Мотив омоложения Г. Потанин (в легендах дархатов) и В. Эберхард (в сказках анатолийских тюрков) связывают с магической силой птицы Хан-Херети, исходящей от дерева жизни.

В анализируемых нами вариантах тюркских сказок совпадают также и многие другие мотивы, как мотивы необыкновенного рождения героя, его магической неувязимости; мотивы сватовства девяти братьев; мотивы необыкновенной прозорливости невесты и т.д.

Таким образом, сходство мотивов и образов «Эр-Тёштюка» с целой группой древних волшебных и богатырских сказок тюркских и монгольских народов Центральной Азии заставляет видеть в нем один из наиболее ранних эпических сюжетов, прикрепленных к имени героя киргизского эпоса.

Мифические мотивы, как готовые сюжетные схемы, конечно, могли обволакивать и более поздние исторически факты.

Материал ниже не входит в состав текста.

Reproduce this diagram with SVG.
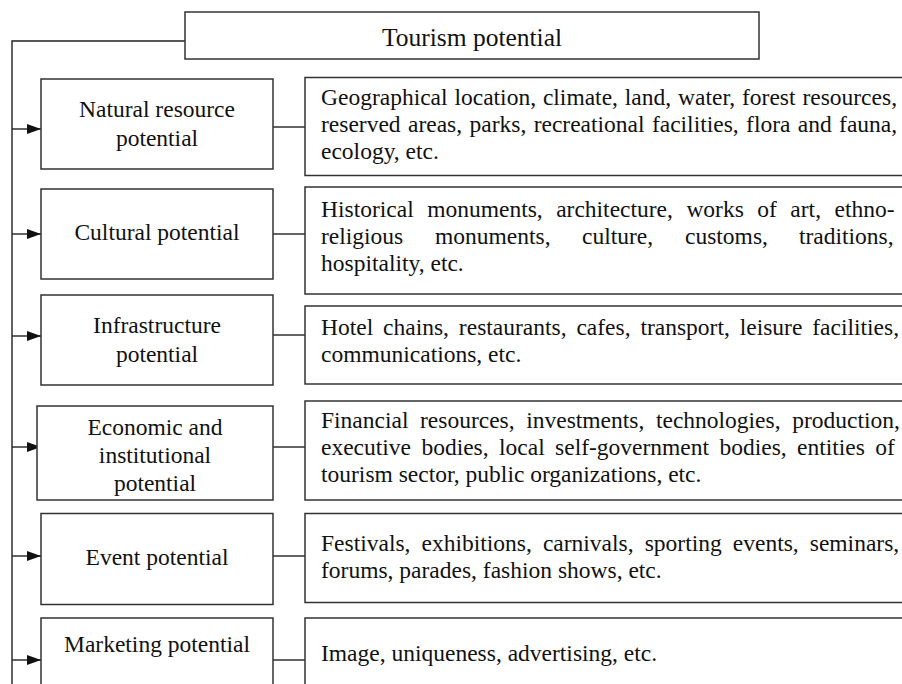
<svg xmlns="http://www.w3.org/2000/svg" width="902" height="684" viewBox="0 0 902 684">
<defs>
<marker id="ah" viewBox="0 0 14 10" refX="14" refY="5" markerWidth="14" markerHeight="10" markerUnits="userSpaceOnUse" orient="auto">
<path d="M0,0 L14,5 L0,10 Z" fill="#111"/>
</marker>
<style>
.box{fill:#fff;stroke:#333;stroke-width:1.5}
.ln{fill:none;stroke:#222;stroke-width:1.4}
text{font-family:"Liberation Serif","Times New Roman",serif;font-size:23.5px;fill:#111}
.c{text-anchor:middle}
.t{font-size:25.5px}
</style>
</defs>
<rect width="902" height="684" fill="#fff"/>
<g id="connectors">
<polyline class="ln" points="185,41 12,41 12,684"/>
<line class="ln" x1="12" y1="129" x2="41" y2="129" marker-end="url(#ah)"/>
<line class="ln" x1="12" y1="234" x2="41" y2="234" marker-end="url(#ah)"/>
<line class="ln" x1="12" y1="336" x2="41" y2="336" marker-end="url(#ah)"/>
<line class="ln" x1="12" y1="447" x2="41" y2="447" marker-end="url(#ah)"/>
<line class="ln" x1="12" y1="556" x2="41" y2="556" marker-end="url(#ah)"/>
<line class="ln" x1="12" y1="660" x2="41" y2="660" marker-end="url(#ah)"/>
<line class="ln" x1="273" y1="127" x2="305" y2="127"/>
<line class="ln" x1="273" y1="234" x2="305" y2="234"/>
<line class="ln" x1="273" y1="335" x2="305" y2="335"/>
<line class="ln" x1="273" y1="447" x2="305" y2="447"/>
<line class="ln" x1="273" y1="556" x2="305" y2="556"/>
<line class="ln" x1="273" y1="660" x2="305" y2="660"/>
</g>
<g id="tourism">
<rect class="box" x="185" y="12" width="574" height="47"/>
<text class="c t" x="472" y="46">Tourism potential</text>
</g>
<g id="natural">
<rect class="box" x="41" y="79" width="232" height="90"/>
<text class="c" x="157" y="117">Natural resource</text>
<text class="c" x="157" y="146">potential</text>
</g>
<g id="natural-detail">
<rect class="box" x="305" y="77.5" width="620" height="98"/>
<text x="321" y="105" style="word-spacing:1px">Geographical location, climate, land, water, forest resources,</text>
<text x="321" y="132" style="word-spacing:1.5px">reserved areas, parks, recreational facilities, flora and fauna,</text>
<text x="321" y="159">ecology, etc.</text>
</g>
<g id="cultural">
<rect class="box" x="41" y="189" width="232" height="90"/>
<text class="c" x="157" y="240">Cultural potential</text>
</g>
<g id="cultural-detail">
<rect class="box" x="305" y="187" width="620" height="107"/>
<text x="321" y="217" style="word-spacing:7.6px">Historical monuments, architecture, works of art, ethno-</text>
<text y="244"><tspan x="321">religious</tspan><tspan x="435">monuments,</tspan><tspan x="582">culture,</tspan><tspan x="685">customs,</tspan><tspan x="799">traditions,</tspan></text>
<text x="321" y="271">hospitality, etc.</text>
</g>
<g id="infrastructure">
<rect class="box" x="41" y="295" width="232" height="90"/>
<text class="c" x="157" y="333">Infrastructure</text>
<text class="c" x="157" y="362">potential</text>
</g>
<g id="infrastructure-detail">
<rect class="box" x="305" y="306" width="620" height="78"/>
<text x="321" y="335" style="word-spacing:4px">Hotel chains, restaurants, cafes, transport, leisure facilities,</text>
<text x="321" y="362">communications, etc.</text>
</g>
<g id="economic">
<rect class="box" x="37" y="406" width="236" height="94"/>
<text class="c" x="155" y="435">Economic and</text>
<text class="c" x="155" y="463">institutional</text>
<text class="c" x="155" y="491">potential</text>
</g>
<g id="economic-detail">
<rect class="box" x="305" y="401" width="620" height="99"/>
<text x="321" y="428" style="word-spacing:5.7px">Financial resources, investments, technologies, production,</text>
<text x="321" y="455" style="word-spacing:4.5px">executive bodies, local self-government bodies, entities of</text>
<text x="321" y="482">tourism sector, public organizations, etc.</text>
</g>
<g id="event">
<rect class="box" x="41" y="513.5" width="232" height="91"/>
<text class="c" x="157" y="565">Event potential</text>
</g>
<g id="event-detail">
<rect class="box" x="305" y="513.5" width="620" height="89"/>
<text x="321" y="551" style="word-spacing:5.2px">Festivals, exhibitions, carnivals, sporting events, seminars,</text>
<text x="321" y="578">forums, parades, fashion shows, etc.</text>
</g>
<g id="marketing">
<rect class="box" x="41" y="618" width="232" height="90"/>
<text class="c" x="157" y="652">Marketing potential</text>
</g>
<g id="marketing-detail">
<rect class="box" x="305" y="618" width="620" height="90"/>
<text x="321" y="661">Image, uniqueness, advertising, etc.</text>
</g>
</svg>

Вышеприведенные параллели позволяют констатировать тот факт, что тувинцы, также, как и другие тюркоязычные народы Сибири, в той или иной мере участвовали в создании и сохранении тех общих мотивов и образов, которые питали древние сказочно-мифологические слои «Манаса».

Зоя САМДАН,

кандидат филологических наук, член Союза писателей России, заслуженный деятель науки РТ, тюрколог, литературовед.

"Тувинская правда" №64 от 24 ноября 2021 года.